News | June 09, 2008

Novel Modular Design Promotes Flexibility, Expansion at University Of Chicago Medical Center

June 10, 2008 – The design of the University of Chicago Medical Center’s New Hospital Pavilion offers flexibility by basing the entire structure on an innovative grid system, a matrix of modular cubes, that can easily be reconfigured as needed to accommodate a range of uses, from inpatient beds to radiology suites to operating rooms, without changing the basic frame of the building.

The architects created that flexibility by using a basic grid system of modular cubes, each one 31.5 feet across and 18 feet high. The repeating modules, 102 on each floor, can be reconfigured as needed. The university said the goal of the design is to be extraordinarily flexible so redeployment and reequipping of space could be accomplished economically with minimal disruption to ongoing operations. Officials wanted a building that could be built and rebuilt over the coming decades to match the changes and advances in medicine.

The University of Chicago’s Board of Trustees gave final approval June 5 for New Hospital Pavilion. The futuristic, $700 million, 10-story, 1.2 million-square-foot New Hospital Pavilion, designed by architect Rafael Viñoly. It is hoped the flexibility of the building can be used to adapt to and drive forward rapid changes sweeping through medicine.

The pavilion will provide a new home for the University of Chicago Medical Center’s most distinguished clinical programs, those that provide complex specialty care with a focus on cancer, gastrointestinal disease, neuroscience, advanced surgery and high-technology medical imaging.

The Pavilion contains 240 private inpatient and intensive care beds; 24 state-of-the-art operating rooms; 12 rooms for gastrointestinal and pulmonary procedures; seven interventional radiology suites; and advanced diagnostic tools including high-resolution high-speed MRI and CT scanners. Major construction will begin in 2009 and the building will open in 2012.

Playing off of the traditional courtyard layout of much of the University of Chicago, the design includes a Sky Lobby on the seventh floor. It will have an elevated public space that breaks the building’s mass into two components, will contain central reception, family waiting areas, a chapel, gift shop, dining areas and other public spaces. Its floor to ceiling glass walls will provide expansive views of the campus and Lake Michigan to the east, Washington Park to the west, and the downtown Chicago skyline to the north.
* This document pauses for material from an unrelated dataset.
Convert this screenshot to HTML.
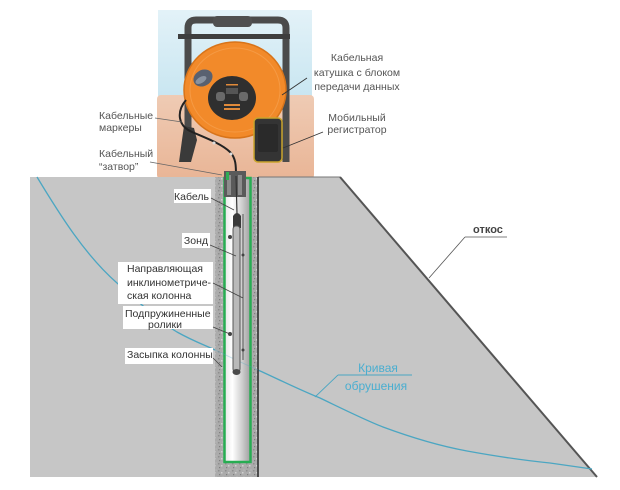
<!DOCTYPE html>
<html><head><meta charset="utf-8"><style>
html,body{margin:0;padding:0;background:#fff;}
svg{display:block;}
text{font-family:"Liberation Sans","DejaVu Sans",sans-serif;}
</style></head><body>
<svg width="620" height="490" viewBox="0 0 620 490" xmlns="http://www.w3.org/2000/svg">
<defs>
<pattern id="grain" width="7" height="7" patternUnits="userSpaceOnUse">
<rect width="7" height="7" fill="#ababab"/>
<rect x="1" y="1" width="1.5" height="1.5" fill="#8e8e8e"/>
<rect x="4" y="3" width="1.5" height="1.5" fill="#d0d0d0"/>
<rect x="2" y="5" width="1.2" height="1.2" fill="#7f7f7f"/>
<rect x="5.5" y="0.5" width="1" height="1" fill="#c4c4c4"/>
</pattern>
<linearGradient id="pipe" x1="0" x2="1" y1="0" y2="0">
<stop offset="0" stop-color="#e6e6e6"/>
<stop offset="0.3" stop-color="#ffffff"/>
<stop offset="0.65" stop-color="#d2d2d2"/>
<stop offset="1" stop-color="#9e9e9e"/>
</linearGradient>
<linearGradient id="sky" x1="0" x2="0" y1="0" y2="1">
<stop offset="0" stop-color="#e3f2f8"/>
<stop offset="1" stop-color="#c9e6f1"/>
</linearGradient>
<linearGradient id="sand" x1="0" x2="0" y1="0" y2="1">
<stop offset="0" stop-color="#efcbb4"/>
<stop offset="1" stop-color="#e9b596"/>
</linearGradient>
</defs>

<!-- top photo background -->
<rect x="158" y="10" width="154" height="86" fill="url(#sky)"/>
<rect x="157" y="95" width="157" height="84" rx="4" fill="url(#sand)"/>

<!-- frame -->
<path d="M188,130 L188,28 Q188,20 196,20 L278,20 Q286,20 286,28 L286,162" fill="none" stroke="#4b4b4b" stroke-width="7"/>
<rect x="178" y="34" width="112" height="5" fill="#3e3e3e"/>
<rect x="213" y="16" width="39" height="11" rx="4" fill="#505050"/>
<polygon points="184,126 194,128 197,140 191,162 179,162 182,140" fill="#3a3a3a"/>

<!-- reel -->
<ellipse cx="235" cy="90" rx="51" ry="48" fill="#f28a2a" stroke="#d8741a" stroke-width="1.5"/>
<ellipse cx="235" cy="90" rx="45" ry="42" fill="none" stroke="#f59a44" stroke-width="1"/>
<ellipse cx="232" cy="98" rx="24" ry="22" fill="#2f2f2f"/>
<rect x="216" y="92" width="9" height="9" rx="3" fill="#6a6a6a"/>
<rect x="239" y="92" width="9" height="9" rx="3" fill="#6a6a6a"/>
<rect x="226" y="88" width="12" height="6" fill="#555"/>
<rect x="224" y="104" width="16" height="2" fill="#e08a3a"/>
<rect x="224" y="108" width="16" height="2" fill="#e08a3a"/>
<rect x="226" y="84" width="12" height="1.5" fill="#e08a3a"/>
<ellipse cx="203" cy="78" rx="10" ry="8" transform="rotate(-30 203 78)" fill="#596170"/>
<ellipse cx="201" cy="80" rx="6" ry="3" transform="rotate(-30 201 80)" fill="#8a93a0"/>

<!-- mobile -->
<rect x="254" y="118" width="28" height="44" rx="4" fill="#343434" stroke="#c9a42c" stroke-width="1.5"/>
<rect x="258" y="124" width="20" height="28" rx="2" fill="#2a2a2a"/>

<!-- cable -->
<path d="M186,100 C176,112 178,126 192,132 C206,138 222,144 230,152 C236,158 236,166 236,176" fill="none" stroke="#222" stroke-width="2"/>
<circle cx="214" cy="143" r="1.5" fill="#ddd"/>
<circle cx="231" cy="154" r="1.5" fill="#ddd"/>

<!-- ground -->
<rect x="30" y="177" width="186" height="300" fill="#c6c6c6"/>
<polygon points="258,177 340,177 597,477 258,477" fill="#c6c6c6"/>
<line x1="340" y1="177" x2="597" y2="477" stroke="#555" stroke-width="2"/>
<line x1="258" y1="177" x2="340" y2="177" stroke="#777" stroke-width="1"/>

<!-- slide curve -->
<path d="M37,177 C60,215 85,255 117,283 C140,303 160,322 177,332 C195,342 205,345 215,350 M258,370 C280,380 300,390 320,398 C345,410 365,420 383,427 C410,437 440,446 467,451 C500,457 530,461 550,463 L592,469" fill="none" stroke="#4ba6c2" stroke-width="1.3"/>

<!-- borehole -->
<rect x="215" y="177" width="43" height="300" fill="url(#grain)"/>
<line x1="258" y1="177" x2="258" y2="477" stroke="#3e3e3e" stroke-width="1.8"/>
<rect x="224.5" y="178" width="26" height="284" fill="url(#pipe)" stroke="#27ad52" stroke-width="2.5"/>
<path d="M258,370 C240,362 228,356 215,350" fill="none" stroke="#4ba6c2" stroke-width="1" opacity="0.3"/>

<!-- cap -->
<rect x="224" y="171" width="22" height="26" fill="#5a5a5a"/>
<rect x="227" y="175" width="4" height="20" fill="#8c8c8c"/>
<rect x="238" y="175" width="4" height="20" fill="#8c8c8c"/>
<rect x="226" y="172" width="3" height="8" fill="#2eae55"/>

<!-- probe -->
<line x1="236" y1="176" x2="237" y2="214" stroke="#333" stroke-width="1.2"/>
<path d="M233,216 Q237,210 241,216 L241,228 L233,228 Z" fill="#3a3a3a"/>
<rect x="233" y="226" width="7" height="146" rx="3" fill="#b9b9b9" stroke="#555" stroke-width="1"/>
<ellipse cx="236.5" cy="372" rx="4" ry="3" fill="#4a4a4a"/>
<line x1="243" y1="214" x2="243" y2="360" stroke="#555" stroke-width="1"/>
<circle cx="230" cy="237" r="2" fill="#444"/>
<circle cx="243" cy="255" r="1.5" fill="#444"/>
<circle cx="230" cy="334" r="2" fill="#444"/>
<circle cx="243" cy="350" r="1.5" fill="#444"/>

<!-- borehole labels -->
<g font-size="10.5" fill="#333">
<rect x="174" y="189" width="37" height="14" fill="#fff"/>
<text x="209" y="200" text-anchor="end">Кабель</text>
<line x1="211" y1="198" x2="234" y2="210" stroke="#444" stroke-width="0.8"/>

<rect x="182" y="233" width="28" height="15" fill="#fff"/>
<text x="208" y="244" text-anchor="end">Зонд</text>
<line x1="210" y1="245" x2="236" y2="256" stroke="#444" stroke-width="0.8"/>

<rect x="118" y="262" width="95" height="42" fill="#fff"/>
<text x="127" y="272">Направляющая</text>
<text x="127" y="286">инклинометриче-</text>
<text x="127" y="299">ская колонна</text>
<line x1="213" y1="283" x2="243" y2="298" stroke="#444" stroke-width="0.8"/>

<rect x="123" y="306" width="90" height="23" fill="#fff"/>
<text x="125" y="317">Подпружиненные</text>
<text x="165" y="328" text-anchor="middle">ролики</text>
<line x1="213" y1="327" x2="230" y2="334" stroke="#444" stroke-width="0.8"/>

<rect x="125" y="348" width="88" height="16" fill="#fff"/>
<text x="127" y="358">Засыпка колонны</text>
<line x1="213" y1="358" x2="222" y2="367" stroke="#444" stroke-width="0.8"/>
</g>

<!-- top labels -->
<g font-size="10.5" fill="#555">
<text x="99" y="119">Кабельные</text>
<text x="99" y="131">маркеры</text>
<line x1="155" y1="118" x2="182" y2="122" stroke="#666" stroke-width="0.8"/>
<text x="99" y="157">Кабельный</text>
<text x="99" y="170">“затвор”</text>
<line x1="150" y1="162" x2="222" y2="175" stroke="#666" stroke-width="0.8"/>

<text x="357" y="61" text-anchor="middle">Кабельная</text>
<text x="357" y="76" text-anchor="middle">катушка с блоком</text>
<text x="357" y="90" text-anchor="middle">передачи данных</text>
<line x1="307" y1="78" x2="282" y2="95" stroke="#333" stroke-width="0.9"/>

<text x="357" y="121" text-anchor="middle">Мобильный</text>
<text x="357" y="133" text-anchor="middle">регистратор</text>
<line x1="323" y1="132" x2="283" y2="148" stroke="#333" stroke-width="0.9"/>
</g>

<!-- откос -->
<text x="473" y="233" font-size="11" font-weight="bold" fill="#444">откос</text>
<line x1="465" y1="237" x2="507" y2="237" stroke="#555" stroke-width="0.8"/>
<line x1="465" y1="237" x2="429" y2="278" stroke="#555" stroke-width="0.8"/>

<!-- кривая обрушения -->
<g font-size="12" fill="#4aaed0" text-anchor="middle">
<text x="378" y="372">Кривая</text>
<text x="376" y="390">обрушения</text>
</g>
<line x1="338" y1="375" x2="412" y2="375" stroke="#4ba6c2" stroke-width="0.9"/>
<line x1="338" y1="375" x2="315" y2="397" stroke="#4ba6c2" stroke-width="0.9"/>
</svg>
</body></html>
The top three floors will each contain 80 private patient rooms, including 24 intensive care beds. The sixth floor will house 24 operating rooms, plus preoperative and recovery areas. The fifth floor will be devoted to diagnostic imaging and procedure areas, including interventional radiology, GI procedures, pulmonary/bronchoscopy areas, cardiac electrophysiology, plus patient preparatory and recovery areas. The third and fourth floors will initially be left as shell space, providing expansion room for developing programs.
Retail space, including a café, at the building's ground level will enhance the streetscape, and be open to the public. Maryland Avenue will pass through the building at ground level, serving as a convenient drop-off point. A green roof tops the building.